## What to do:
Locate all lines with the word "this" and copy them out.

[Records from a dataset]
+ + + + +
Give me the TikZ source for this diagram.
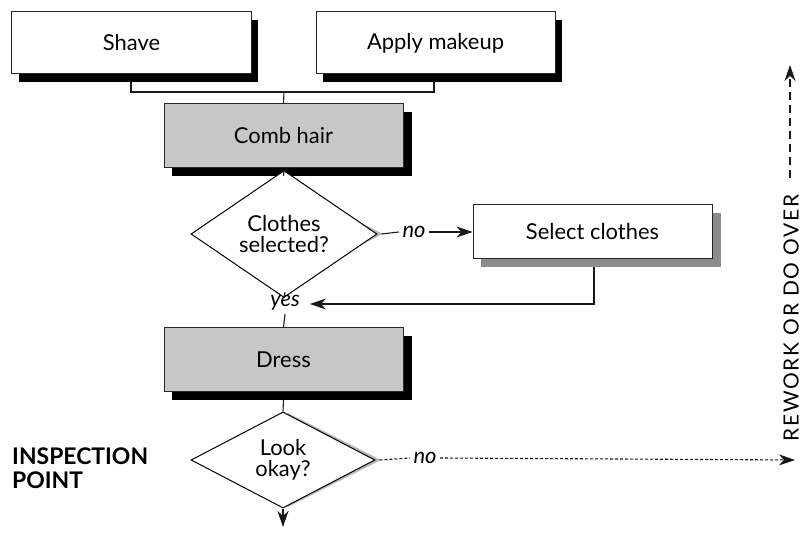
\documentclass[tikz,border=0pt]{standalone}
\usepackage{fontspec}
\setmainfont{Lato}
\newfontfamily\spacedfont[LetterSpace=8]{Lato}
\usetikzlibrary{shapes.geometric,arrows.meta,calc}

\tikzset{
  lbl/.style={font=\fontsize{22}{24}\selectfont},
  ital/.style={font=\fontsize{22}{24}\selectfont\itshape},
  task/.style={draw=black!85, line width=1bp, rectangle, minimum width=#1,
               align=center, lbl},
  whitebox/.style={task=#1, fill=white},
  graybox/.style={task=#1, fill=black!22},
  decision/.style={draw=black, line width=1bp, diamond, fill=white,
                   minimum width=#1, minimum height=94bp, inner sep=0pt,
                   align=center, lbl},
  flow/.style={draw=black!90, line width=1.1bp},
  tip/.style={-{Stealth[length=16bp,width=11bp,inset=5bp]}},
  fine/.style={dash pattern=on 3bp off 2bp},
  coarse/.style={dash pattern=on 8bp off 5bp},
}

\begin{document}
\begin{tikzpicture}[x=1bp,y=1bp]
\useasboundingbox (0,0) rectangle (808,538);

% ---- shadows behind the task boxes
\fill[black] (19,456) rectangle (258,518);
\fill[black] (323,456) rectangle (562,518);
\fill[black] (172,362) rectangle (412,426);
\fill[black!45] (481,271) rectangle (721,325);
\fill[black] (172,138) rectangle (412,202);
% ---- shadows of the decisions
\fill[black!28] (289,351) -- (383,304) -- (289,257) -- (195,304) -- cycle;
\fill[black!28] (288,125) -- (381,78) -- (288,31) -- (195,78) -- cycle;

% ---- task boxes
\node[whitebox=239bp, minimum height=62bp] (shave) at (131.5,495) {Shave};
\node[whitebox=239bp, minimum height=62bp] (makeup) at (435.5,495) {Apply makeup};
\node[graybox=239bp, minimum height=64bp] (comb) at (283.5,402) {Comb hair};
\node[decision=186bp] (sel) at (284,304) {Clothes\\[-3bp]selected?};
\node[whitebox=239bp, minimum height=54bp] (pick) at (592.5,306) {Select clothes};
\node[graybox=239bp, minimum height=64bp] (dress) at (283.5,178) {Dress};
\node[decision=184bp] (look) at (283,78) {Look\\[-3bp]okay?};

% ---- labels
\node[ital] (no1) at (414,306) {no};
\node[ital] (yes) at (285,235) {yes};
\node[ital] (no2) at (425,80) {no};
\node[font=\fontsize{23}{25}\selectfont\bfseries, align=left, anchor=west,
      inner sep=0pt] (insp) at (12,70) {INSPECTION\\[-1bp]POINT};
\node[font=\fontsize{21}{23}\spacedfont, rotate=90, inner sep=0pt] (redo)
  at (791,220) {REWORK OR DO OVER};

% ---- named connector points
\coordinate (j) at (284,446);
\coordinate (ls) at (131,456);
\coordinate (lm) at (434,456);
\coordinate (yesin) at (310,234);
\coordinate (out) at (594,271);
\coordinate (loop) at (795,78);
\coordinate (up) at (790,473);
\coordinate (upfoot) at (790,360);
\coordinate (exit) at (283,11);

% ---- connectors
\draw[flow] (ls) |- (j) -| (lm);
\draw[flow] (j) -- (comb.north);
\draw[flow] (comb.south |- 0,362) -- (sel.north);
\draw[flow] (sel.east) ++(4,0) -- (no1.west);
\draw[flow, tip] (no1.east) -- (no1.east -| pick.west);
\draw[flow, tip] (out) |- (yesin);
\draw[flow] (sel.south) -- (yes.north);
\draw[flow] (yes.south) -- (dress.north);
\draw[flow] (dress.south |- 0,138) -- (look.north);
\draw[flow, tip] (look.south) -- (exit);
\draw[flow, fine] (look.east) ++(4,0) -- (no2.west);
\draw[flow, fine, tip] (no2.east) -- (loop);
\draw[flow, coarse, tip] (upfoot) -- (up);
\end{tikzpicture}
\end{document}
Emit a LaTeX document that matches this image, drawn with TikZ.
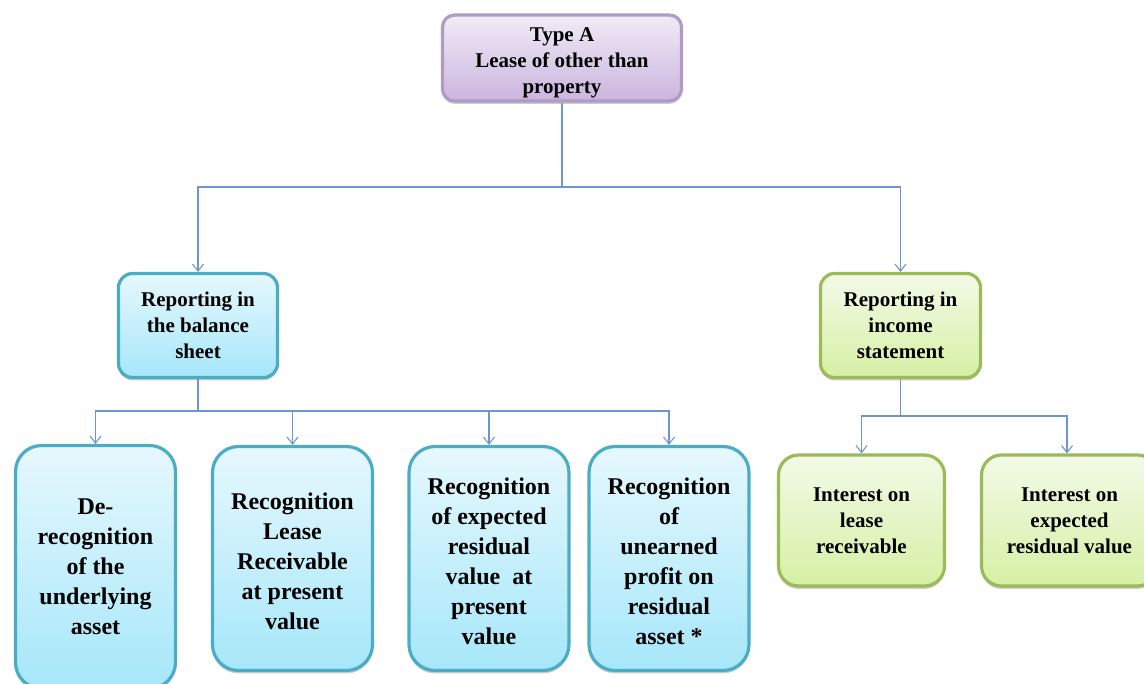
\documentclass[tikz,border=0pt]{standalone}
\usepackage{fontspec}
\setmainfont{Liberation Serif}
\usetikzlibrary{arrows.meta,shadows}
\def\PX{0.75pt}
\definecolor{purpleedge}{HTML}{AE9CC4}
\definecolor{purpletop}{HTML}{F1EBF6}
\definecolor{purplebot}{HTML}{CBB5DF}
\definecolor{blueedge}{HTML}{4BACC6}
\definecolor{bluetop}{HTML}{E6F8FD}
\definecolor{bluebot}{HTML}{A6E7FA}
\definecolor{greenedge}{HTML}{9BBB59}
\definecolor{greentop}{HTML}{F3FAE8}
\definecolor{greenbot}{HTML}{D6F0A4}
\definecolor{linkblue}{HTML}{6F95CF}
\tikzset{
  box/.style={draw, rounded corners=14*\PX, line width=3.2*\PX, align=center,
    font=\bfseries\fontsize{15.75}{19.5}\selectfont, inner sep=2pt,
    drop shadow={shadow xshift=0pt, shadow yshift=-2.2pt, opacity=0.28, fill=black!70}},
  topbox/.style={box, draw=purpleedge, top color=purpletop, bottom color=purplebot,
    rounded corners=12*\PX},
  midblue/.style={box, draw=blueedge, top color=bluetop, bottom color=bluebot},
  midgreen/.style={box, draw=greenedge, top color=greentop, bottom color=greenbot},
  tallblue/.style={box, draw=blueedge, top color=bluetop, bottom color=bluebot,
    rounded corners=26*\PX, font=\bfseries\fontsize{18}{22.5}\selectfont,
    minimum width=160*\PX},
  lowgreen/.style={box, draw=greenedge, top color=greentop, bottom color=greenbot,
    rounded corners=20*\PX, minimum width=166*\PX, minimum height=131*\PX},
  link/.style={draw=linkblue, line width=1.1*\PX},
  linkarrow/.style={link, -{Straight Barb[length=7*\PX, width=11*\PX, line width=1.1*\PX]}},
}
\begin{document}
\begin{tikzpicture}[x=0.75pt, y=-0.75pt]
\useasboundingbox (0,0) rectangle (1144,683);

% root
\node[topbox, minimum width=239*\PX, minimum height=85*\PX] (root) at (562,58)
  {\rule{0pt}{18pt}Type A\\Lease of other than\\property};

% second level
\node[midblue, minimum width=159*\PX, minimum height=104*\PX] (bal) at (198,325.5)
  {Reporting in\\the balance\\sheet};
\node[midgreen, minimum width=160*\PX, minimum height=104*\PX] (inc) at (900.5,325.5)
  {Reporting in\\income\\statement};

% balance sheet items
\node[tallblue, minimum height=243*\PX] (b1) at (95.5,567)
  {De-\\recognition\\of the\\underlying\\asset};
\node[tallblue, minimum height=224*\PX] (b2) at (292.5,558.5)
  {\rule{0pt}{17pt}Recognition\\Lease\\Receivable\\at present\\value};
\node[tallblue, minimum height=224*\PX] (b3) at (489,558.5)
  {\rule{0pt}{17pt}Recognition\\of expected\\residual\\value~ at\\present\\value};
\node[tallblue, minimum height=224*\PX] (b4) at (669,558.5)
  {\rule{0pt}{17pt}Recognition\\of\\unearned\\profit on\\residual\\asset *};

% income statement items
\node[lowgreen] (g1) at (861.5,520.5) {Interest on\\lease\\receivable};
\node[lowgreen, minimum width=176*\PX] (g2) at (1069.5,520.5)
  {Interest on\\expected\\residual value};

% junction points of the connectors
\coordinate (j0) at (562,187);
\coordinate (j1) at (198,411);
\coordinate (j2) at (900.5,416);

% connectors
\draw[link] (root.south) -- (j0);
\draw[linkarrow] (j0) -| (bal.north);
\draw[linkarrow] (j0) -| (inc.north);

\draw[link] (bal.south) -- (j1);
\draw[linkarrow] (j1) -| (b1.north);
\draw[linkarrow] (j1) -| (b2.north);
\draw[linkarrow] (j1) -| (b3.north);
\draw[linkarrow] (j1) -| (b4.north);

\draw[link] (inc.south) -- (j2);
\draw[linkarrow] (j2) -| (g1.north);
\draw[linkarrow] (j2) -| ([xshift=-2.5*\PX]g2.north);
\end{tikzpicture}
\end{document}
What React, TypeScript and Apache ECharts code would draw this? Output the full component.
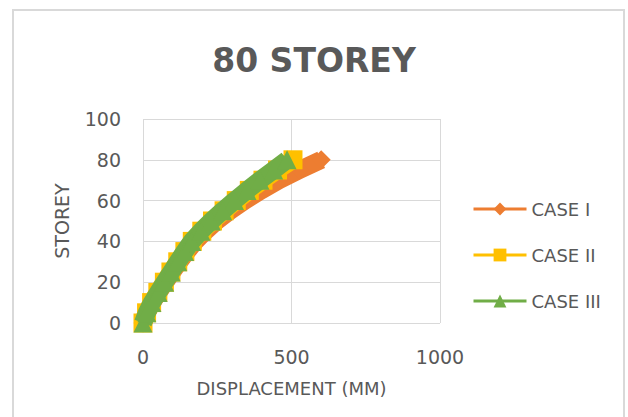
+ + + + +
## The response:
Give me the TikZ source for this diagram.
Emit a LaTeX document that matches this image, drawn with TikZ.
What React, TypeScript and Apache ECharts code would draw this? Output the full component.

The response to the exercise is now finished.